Reliques de St Benoît. Portail nord de l'abbaye de Fleury.

© Fred de Noyelle / Godong

La pandémie qui se prolonge, si elle éreinte les résistances et nous pousse à bout de souffle, semble aussi avoir la vertu de nous faire retrouver la mémoire. Confinés, il nous faut puiser dans nos ressources propres, dans les trésors enfouis dans l’épaisseur des siècles, pour alimenter notre conversation intérieure, et parfois même notre espoir.

Ainsi a-t-on vu, ces dernières semaines, exhumer soudainement des tombeaux de notre mémoire des merveilles oubliées : de Rome, où le crucifix de l’église Saint-Marcel, invoqué lors de la peste au XVIe siècle, a été placé dans la basilique Saint-Pierre, à Limoges, où l’évêque a permis l’ostension des reliques de saint Martial, événement qui n’a lieu habituellement que tous les sept ans. Dans le sud de l’Italie, même l’épée dite de saint Michel a été ressortie, 400 ans après, pour invoquer la protection de l’Archange qui lutte contre le mal !

Derrière le souvenir, l’éternité 

Il ne faut pas s’y tromper : l’intérêt provoqué par ces vénérables traditions, y compris de la part de grands médias, n’est pas la recherche d’un folklore un peu désuet. Mais bien une volonté de se raccrocher, dans la tempête, à ce qui dure, à ce qui a subi l’épreuve du temps, et qui donne une espérance.

Comme l’a exprimé très justement un journaliste du Figaro Magazine, serait-ce la fin de « l’obsolescence programmée », et le retour à tout ce qui « valorise la tradition, la transmission, (…), la famille » ? Cela mettrait alors un terme à une période de deux siècles, au cours de laquelle les élites et les intellectuels, héritiers des révolutionnaires, ont valorisé à outrance le changement, la nouveauté, au prix de l’oubli et même de la négation du passé.

Mais il y a plus. Ces marques de piété renouvelée n’ont pas uniquement pour vocation à servir de repères rassurants dans notre peur actuelle de l’imprévisible. Plus que le souvenir du passé, ce qu’elles véhiculent, et ce qui importe vraiment, c’est l’éternel présent : le Christ. C’est de nous réapproprier l’« héritage qui ne connaîtra ni corruption, ni souillure, ni flétrissure » (Pierre 1, 3-9). Car la vraie tradition – pas celle des Pharisiens – consiste selon Gustave Thibon non pas à se transformer en musée, mais à « ramener l’homme à ses sources divines ».

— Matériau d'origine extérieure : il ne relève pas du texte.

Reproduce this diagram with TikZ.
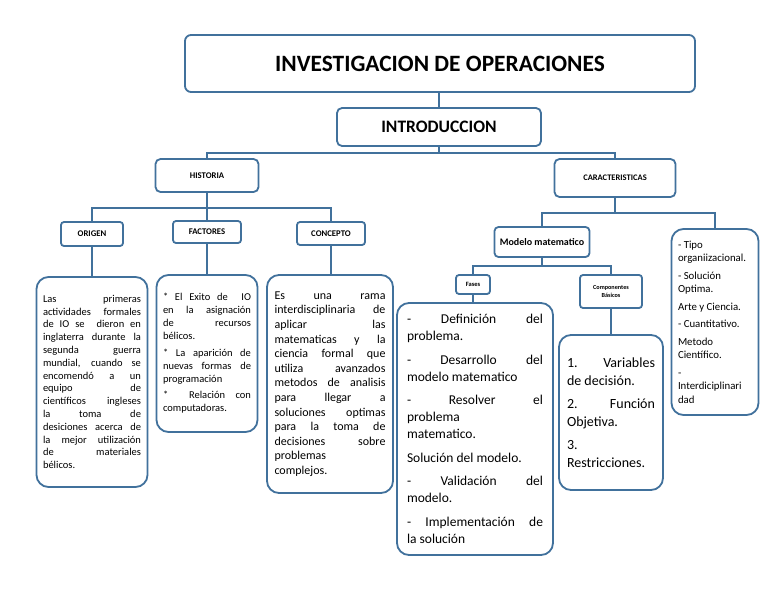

Et pour cela, pour retrouver le souffle intérieur qui nous manque, nous ne sommes pas seuls, livrés à nous-mêmes. Nous avons derrière nous la longue litanie de ceux qui ont cru et adoré. « Nous pouvons nous servir de l’intelligence de saint Thomas, du bras de saint Michel, et du cœur de Jeanne d’Arc et de Catherine de Sienne (…), énumérait Paul Claudel. Tout ce qui se fait de bien, de grand et de beau d’un bout à l’autre de la terre, tout ce qui fait de la sainteté, comme un médecin dit d’un malade qu’il fait de la fièvre, c’est comme si c’était notre œuvre. L’héroïsme des missionnaires, l’inspiration des docteurs, la générosité des martyrs, le génie des artistes, la prière enflammée des clarisses et des carmélites, c’est comme si c’était nous, c’est nous ! »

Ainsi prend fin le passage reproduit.